Stephanie Smithson said:


> View attachment 300052 View attachment 300050 View attachment 300044 I went ahead and got them. The orange one is a 67 deluxe. Blue one is a 68 deluxe midget. And the red one is a lil tiger (not sure of the year). Here are some better pics....hope I did ok. If anyone knows anything about these models, I would appreciate the info!




Can't help on value but there's a bit of bad news. That blue midget does not have Schwinn rims. those are newly replaced to look like s-2 but, It should have  16" x 1 3/4" s-7. Unless the deluxe model had S-2's and whoever put the parts on did not stretch the frame and fork to mount those fenders and rims. that part I don't know but for sure that's not Schwinn rims.

{edit} In 67 both rims were s-7's but in 68 front was an s-7 and rear s-2 which means the frame wasn't stretched, {good news}. here's the 68 catalog with the deluxe and regular, both came with s-2 rear and s-7 front: http://schwinncruisers.com/catalogs/1968.html#midget-stingray


----------



## vastingray (Mar 30, 2016)

I would think $900-1000 on the  group      if your interested in the red one go let me know  Tom


----------



## Ridge Rider (Apr 4, 2016)

All nice bikes and all early versions . I have a little Tiger for my grandson but it is a later version without the shark tip chaingard and ducktail fender. The midget, although it has the wrong wheel set has the correct rear tire which is just hard to find as the 16" S2 wheel.
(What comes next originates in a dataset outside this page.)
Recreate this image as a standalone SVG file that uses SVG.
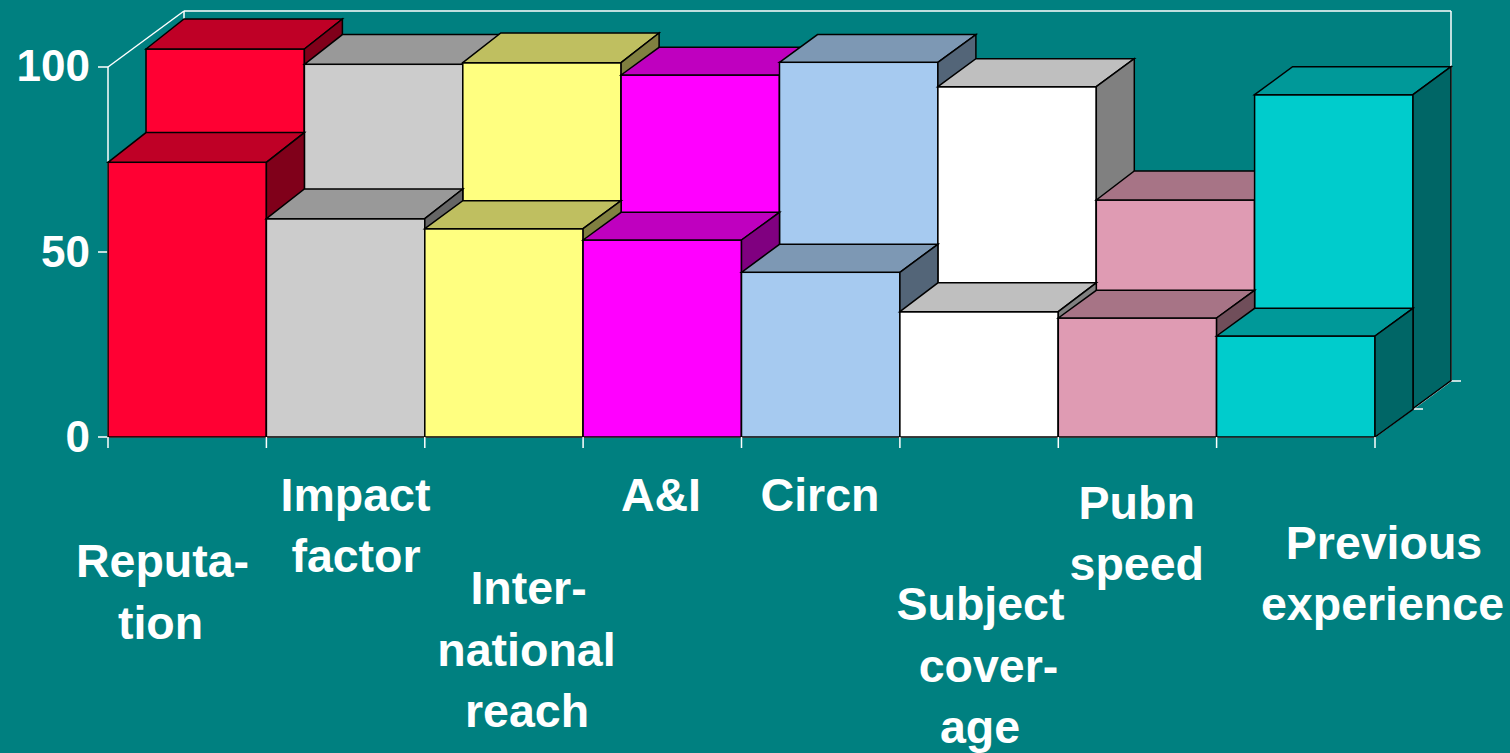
<svg xmlns="http://www.w3.org/2000/svg" width="1510" height="753" viewBox="0 0 1510 753">
<style>
.ax{stroke:#FFFFFF;stroke-width:1.5;fill:none}
.bx{stroke:#000000;stroke-width:1.5;stroke-linejoin:miter}
.lbl{font-family:"Liberation Sans",Arial,sans-serif;font-weight:bold;font-size:46.5px;fill:#FFFFFF;text-anchor:middle}
.num{font-family:"Liberation Sans",Arial,sans-serif;font-weight:bold;font-size:44px;fill:#FFFFFF;text-anchor:end}
.redF{fill:#FF0033}.redT{fill:#BF0026}.redS{fill:#80001A}
.grayF{fill:#CCCCCC}.grayT{fill:#999999}.grayS{fill:#666666}
.yelF{fill:#FFFF80}.yelT{fill:#BFBF60}.yelS{fill:#808040}
.magF{fill:#FF00FF}.magT{fill:#BF00BF}.magS{fill:#800080}
.bluF{fill:#A6CAF0}.bluT{fill:#7D98B4}.bluS{fill:#536578}
.whtF{fill:#FFFFFF}.whtT{fill:#BFBFBF}.whtS{fill:#808080}
.pnkF{fill:#DF9BB3}.pnkT{fill:#A77486}.pnkS{fill:#704E5A}
.cyaF{fill:#00CCCC}.cyaT{fill:#009999}.cyaS{fill:#006666}
</style>
<rect x="0" y="0" width="1510" height="753" fill="#008080"/>

<g id="axes">
<line class="ax" x1="108" y1="67" x2="184" y2="11"/>
<line class="ax" x1="184" y1="11" x2="1451" y2="11"/>
<line class="ax" x1="1451" y1="11" x2="1451" y2="381"/>
<line class="ax" x1="184" y1="11" x2="184" y2="381"/>
<line class="ax" x1="108" y1="67" x2="108" y2="437"/>
<line class="ax" x1="108" y1="437" x2="1375" y2="437"/>
<line class="ax" x1="1375" y1="437" x2="1451" y2="381"/>
<line class="ax" x1="98" y1="67" x2="108" y2="67"/>
<line class="ax" x1="98" y1="252" x2="108" y2="252"/>
<line class="ax" x1="98" y1="437" x2="108" y2="437"/>
<line class="ax" x1="1413" y1="409" x2="1423" y2="409"/>
<line class="ax" x1="1451" y1="381" x2="1461" y2="381"/>
</g>

<g id="back-series">
<g id="back-reputation">
<rect class="bx redF" x="146" y="49" width="158.4" height="359.5"/>
<polygon class="bx redT" points="146,49 184,19 342.4,19 304.4,49"/>
<polygon class="bx redS" points="304.4,49 342.4,19 342.4,378.5 304.4,408.5"/>
</g>
<g id="back-impact">
<rect class="bx grayF" x="304.4" y="64.3" width="158.4" height="344.2"/>
<polygon class="bx grayT" points="304.4,64.3 342.4,34.6 500.8,34.6 462.8,64.3"/>
<polygon class="bx grayS" points="462.8,64.3 500.8,34.6 500.8,378.8 462.8,408.5"/>
</g>
<g id="back-international">
<rect class="bx yelF" x="462.8" y="62.7" width="158.3" height="345.8"/>
<polygon class="bx yelT" points="462.8,62.7 500.8,33 659.1,33 621.1,62.7"/>
<polygon class="bx yelS" points="621.1,62.7 659.1,33 659.1,378.8 621.1,408.5"/>
</g>
<g id="back-ai">
<rect class="bx magF" x="621.1" y="75" width="158.4" height="333.5"/>
<polygon class="bx magT" points="621.1,75 659.1,47.3 817.5,47.3 779.5,75"/>
<polygon class="bx magS" points="779.5,75 817.5,47.3 817.5,380.8 779.5,408.5"/>
</g>
<g id="back-circn">
<rect class="bx bluF" x="779.5" y="62.3" width="158.4" height="346.2"/>
<polygon class="bx bluT" points="779.5,62.3 817.5,34.6 975.9,34.6 937.9,62.3"/>
<polygon class="bx bluS" points="937.9,62.3 975.9,34.6 975.9,380.8 937.9,408.5"/>
</g>
<g id="back-subject">
<rect class="bx whtF" x="937.9" y="86.7" width="158.4" height="321.8"/>
<polygon class="bx whtT" points="937.9,86.7 975.9,58.7 1134.3,58.7 1096.3,86.7"/>
<polygon class="bx whtS" points="1096.3,86.7 1134.3,58.7 1134.3,380.5 1096.3,408.5"/>
</g>
<g id="back-pubn">
<rect class="bx pnkF" x="1096.3" y="200" width="158.3" height="208.5"/>
<polygon class="bx pnkT" points="1096.3,200 1134.3,171 1292.6,171 1254.6,200"/>
<polygon class="bx pnkS" points="1254.6,200 1292.6,171 1292.6,379.5 1254.6,408.5"/>
</g>
<g id="back-previous">
<rect class="bx cyaF" x="1254.6" y="94.7" width="158.4" height="313.8"/>
<polygon class="bx cyaT" points="1254.6,94.7 1292.6,66.7 1451,66.7 1413,94.7"/>
<polygon class="bx cyaS" points="1413,94.7 1451,66.7 1451,380.5 1413,408.5"/>
</g>
</g>

<g id="front-series">
<g id="front-reputation">
<rect class="bx redF" x="108" y="162.3" width="158.4" height="274.7"/>
<polygon class="bx redT" points="108,162.3 146,132.6 304.4,132.6 266.4,162.3"/>
<polygon class="bx redS" points="266.4,162.3 304.4,132.6 304.4,407.3 266.4,437"/>
</g>
<g id="front-impact">
<rect class="bx grayF" x="266.4" y="218.7" width="158.4" height="218.3"/>
<polygon class="bx grayT" points="266.4,218.7 304.4,189 462.8,189 424.8,218.7"/>
<polygon class="bx grayS" points="424.8,218.7 462.8,189 462.8,407.3 424.8,437"/>
</g>
<g id="front-international">
<rect class="bx yelF" x="424.8" y="228.7" width="158.3" height="208.3"/>
<polygon class="bx yelT" points="424.8,228.7 462.8,200.7 621.1,200.7 583.1,228.7"/>
<polygon class="bx yelS" points="583.1,228.7 621.1,200.7 621.1,409 583.1,437"/>
</g>
<g id="front-ai">
<rect class="bx magF" x="583.1" y="240" width="158.4" height="197"/>
<polygon class="bx magT" points="583.1,240 621.1,212.3 779.5,212.3 741.5,240"/>
<polygon class="bx magS" points="741.5,240 779.5,212.3 779.5,409.3 741.5,437"/>
</g>
<g id="front-circn">
<rect class="bx bluF" x="741.5" y="272.3" width="158.4" height="164.7"/>
<polygon class="bx bluT" points="741.5,272.3 779.5,244.3 937.9,244.3 899.9,272.3"/>
<polygon class="bx bluS" points="899.9,272.3 937.9,244.3 937.9,409 899.9,437"/>
</g>
<g id="front-subject">
<rect class="bx whtF" x="899.9" y="311.7" width="158.4" height="125.3"/>
<polygon class="bx whtT" points="899.9,311.7 937.9,282.8 1096.3,282.8 1058.3,311.7"/>
<polygon class="bx whtS" points="1058.3,311.7 1096.3,282.8 1096.3,408.1 1058.3,437"/>
</g>
<g id="front-pubn">
<rect class="bx pnkF" x="1058.3" y="318" width="158.3" height="119"/>
<polygon class="bx pnkT" points="1058.3,318 1096.3,290.3 1254.6,290.3 1216.6,318"/>
<polygon class="bx pnkS" points="1216.6,318 1254.6,290.3 1254.6,409.3 1216.6,437"/>
</g>
<g id="front-previous">
<rect class="bx cyaF" x="1216.6" y="336" width="158.4" height="101"/>
<polygon class="bx cyaT" points="1216.6,336 1254.6,308.3 1413,308.3 1375,336"/>
<polygon class="bx cyaS" points="1375,336 1413,308.3 1413,409.3 1375,437"/>
</g>
</g>

<g id="category-ticks">
<line class="ax" x1="108" y1="437" x2="108" y2="448"/>
<line class="ax" x1="266.4" y1="437" x2="266.4" y2="448"/>
<line class="ax" x1="424.8" y1="437" x2="424.8" y2="448"/>
<line class="ax" x1="583.1" y1="437" x2="583.1" y2="448"/>
<line class="ax" x1="741.5" y1="437" x2="741.5" y2="448"/>
<line class="ax" x1="899.9" y1="437" x2="899.9" y2="448"/>
<line class="ax" x1="1058.3" y1="437" x2="1058.3" y2="448"/>
<line class="ax" x1="1216.6" y1="437" x2="1216.6" y2="448"/>
<line class="ax" x1="1375" y1="437" x2="1375" y2="448"/>
</g>

<g id="value-labels">
<text class="num" x="90" y="81">100</text>
<text class="num" x="90" y="266.5">50</text>
<text class="num" x="90" y="451.5">0</text>
</g>

<g id="category-labels">
<text class="lbl" x="162.5" y="577">Reputa-</text>
<text class="lbl" x="160.5" y="638.5">tion</text>
<text class="lbl" x="355.5" y="511">Impact</text>
<text class="lbl" x="356" y="572">factor</text>
<text class="lbl" x="528.5" y="604">Inter-</text>
<text class="lbl" x="526.5" y="666">national</text>
<text class="lbl" x="527" y="727">reach</text>
<text class="lbl" x="661" y="511">A&amp;I</text>
<text class="lbl" x="820" y="511">Circn</text>
<text class="lbl" x="980.5" y="620">Subject</text>
<text class="lbl" x="988.5" y="681.5">cover-</text>
<text class="lbl" x="980" y="743">age</text>
<text class="lbl" x="1136.7" y="518.5">Pubn</text>
<text class="lbl" x="1136.8" y="580">speed</text>
<text class="lbl" x="1384" y="558.5">Previous</text>
<text class="lbl" x="1382.5" y="620">experience</text>
</g>
</svg>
The 20 " has faded decals but looks like it would clean up nice. 
Nice Find ! I agree that $300 -$ 400 a piece would be fair without a closer look. 
Dave


----------



## Jeff54 (Jun 25, 2016)

Omar said:


> Want to sell bikes if so I'll buy them I am PayPal ready





I have that photo of green bike, you want it? $1,000. let me know.


----------



## REC (Jul 10, 2016)

Stephanie Smithson said:


> View attachment 300052 View attachment 300050 View attachment 300044 I went ahead and got them. The orange one is a 67 deluxe. Blue one is a 68 deluxe midget. And the red one is a lil tiger (not sure of the year). Here are some better pics....hope I did ok. If anyone knows anything about these models, I would appreciate the info!




I did a SERIOUS double take on the coppertone one. I have one sitting here in the exact (or darn close to it) condition (FC60XXX). Same rear tire and all. Which of these are you going to keep? (not looking to buy, looking to know)

REC


----------



## Stephanie Smithson (Jul 11, 2016)

REC said:


> I did a SERIOUS double take on the coppertone one. I have one sitting here in the exact (or darn close to it) condition (FC60XXX). Same rear tire and all. Which of these are you going to keep? (not looking to buy, looking to know)
> 
> REC



I kept them all...really was going to sell the red tiger and blue midget and my kids decided not to for me. Oh well, starting them off right.


----------



## REC (Jul 11, 2016)

Great start Mom!
Nothing like a nice "push" to get 'em going!

REC


----------